Born In China (Blu-ray)

Do not be foolishly mistaken by the image on the cover as I was. I wasn’t paying full attention the last couple of years while this film was being made and released. Also, do not be ┬áput off by the fact that this is not a documentary about pandas. Born In China provides a great snapshot of the vast and varied landscape and wildlife in China. One of the opening scenes showcases snow leopards and an amazing display of restrained aggression. How do the filmmakers get these shots? As with most every other DisneyNature documentary there are some amazing and breathtaking shots.

Another of the amazing sequences we see is the birth of a chiru (a relative of the antelope). And of course any time you get shots of pandas relaxed in the wild is a cause for celebration.

Initially set against the backdrop of the changing seasons we are given moments in each animal’s lives. There is the panda, the chiru, the snow leopard, and a golden snub-nosed monkey. Each of these animals are given a moment of tenderness, there is no deep examination of the lives or habitat, which is fine. As as overview of the natural world in China, this is an great way to introduce people to some animals that aren’t always given much attention.

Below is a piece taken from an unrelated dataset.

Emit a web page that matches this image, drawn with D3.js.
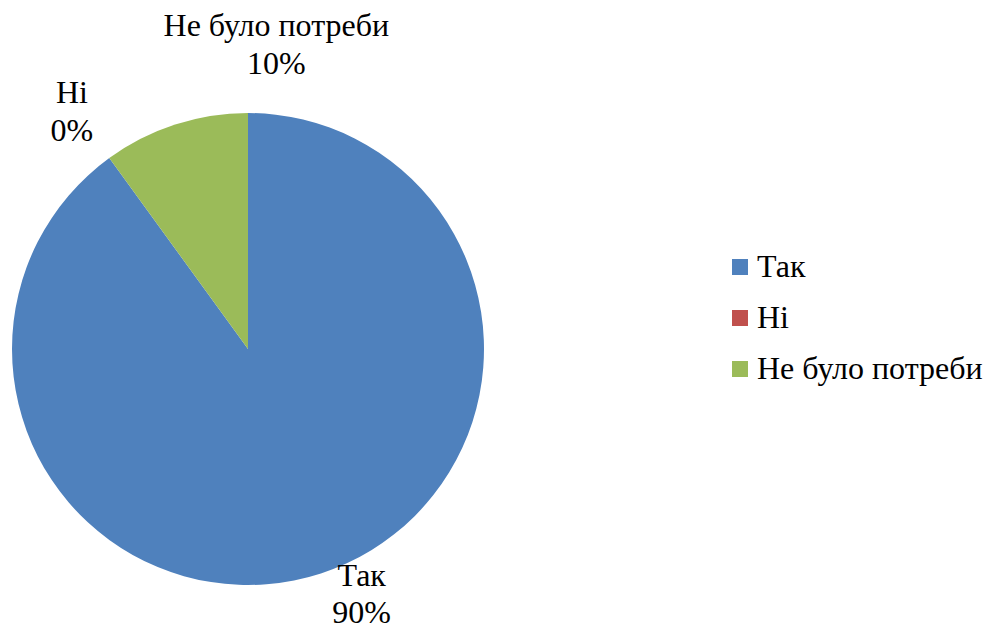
<!DOCTYPE html>
<html>
<head>
<meta charset="utf-8">
<script src="https://cdn.jsdelivr.net/npm/d3@7"></script>
<style>
  body { margin: 0; background: #fff; }
</style>
</head>
<body>
<div id="vizHolder"></div>
<script>
var categories = ['Так', 'Ні', 'Не було потреби'],
    values     = [90, 0, 10],
    colors     = ['#4F81BD', '#C0504D', '#9BBB59'];

var width = 987,
    height = 624,
    cx = 248,
    cy = 349,
    radius = 236,
    fontSize = 32,
    fontFamily = '"Liberation Serif", "Times New Roman", serif';

var svg = d3.select('#vizHolder')
  .append('svg')
  .attr('width', width)
  .attr('height', height)
  .style('font-family', fontFamily);

var pie = d3.pie().sort(null).value(function(d){ return d; });
var arcs = pie(values);

var arc = d3.arc().innerRadius(0).outerRadius(radius);

var g = svg.append('g').attr('transform', 'translate(' + cx + ',' + cy + ')');

g.selectAll('path.slice')
  .data(arcs)
  .enter()
  .append('path')
  .attr('class', 'slice')
  .attr('fill', function(d, i){ return colors[i]; })
  .attr('d', arc);

// data labels outside the pie, nudged like the original
var labelArc = d3.arc().innerRadius(radius + 38).outerRadius(radius + 38);
var labelOffsets = [[29, -24], [-15, -24], [113, -52]];

var labels = g.selectAll('text.lbl')
  .data(arcs)
  .enter()
  .append('text')
  .attr('class', 'lbl')
  .attr('text-anchor', 'middle')
  .attr('font-size', fontSize)
  .attr('fill', '#000')
  .attr('transform', function(d, i){
    var c = labelArc.centroid(d);
    return 'translate(' + (c[0] + labelOffsets[i][0]) + ',' + (c[1] + labelOffsets[i][1]) + ')';
  });

labels.append('tspan')
  .attr('x', 0)
  .text(function(d, i){ return categories[i]; });

labels.append('tspan')
  .attr('x', 0)
  .attr('dy', '1.17em')
  .text(function(d){ return d.data + '%'; });

// legend
var legendY = d3.scalePoint().domain(categories).range([267, 369]);

var legend = svg.selectAll('g.legend')
  .data(categories)
  .enter()
  .append('g')
  .attr('class', 'legend')
  .attr('transform', function(d){ return 'translate(732,' + legendY(d) + ')'; });

legend.append('rect')
  .attr('x', 0)
  .attr('y', -8)
  .attr('width', 16)
  .attr('height', 16)
  .attr('fill', function(d, i){ return colors[i]; });

legend.append('text')
  .attr('x', 25)
  .attr('y', 10)
  .attr('font-size', fontSize)
  .attr('fill', '#000')
  .text(function(d){ return d; });
</script>
</body>
</html>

I’m not sure how much of the narrative in the four lives we are introduced to is manufactured through the editing process but it is not difficult to see how these are real scenarios that are being presented. There is a scene at about the 65 minute mark that demonstrates just how “true” too a natural narrative the filmmakers are trying to present. It isn’t a happy one, but I am very glad it was shown because it’s real.

There are some special features on the Blu-ray, one featurette for each of the animals that are the focus of Born In China. Panda Suits & Bamboo Shoots spends about 6 minutes on the challenges of filming pandas. Walking With Monkeys is 8 minutes looking at filming the golden snub-nosed monkey in winter. Masters Of Camouflage spends just under 5 minutes with the crew looking for the snow leopards. Wading Through Wetlands is 5 minutes with the crane film crew. Then there is a music video as well.

Born In China is not what I had initially expected, but I think the product as presented is excellent and perhaps more interesting than what I had thought it would be.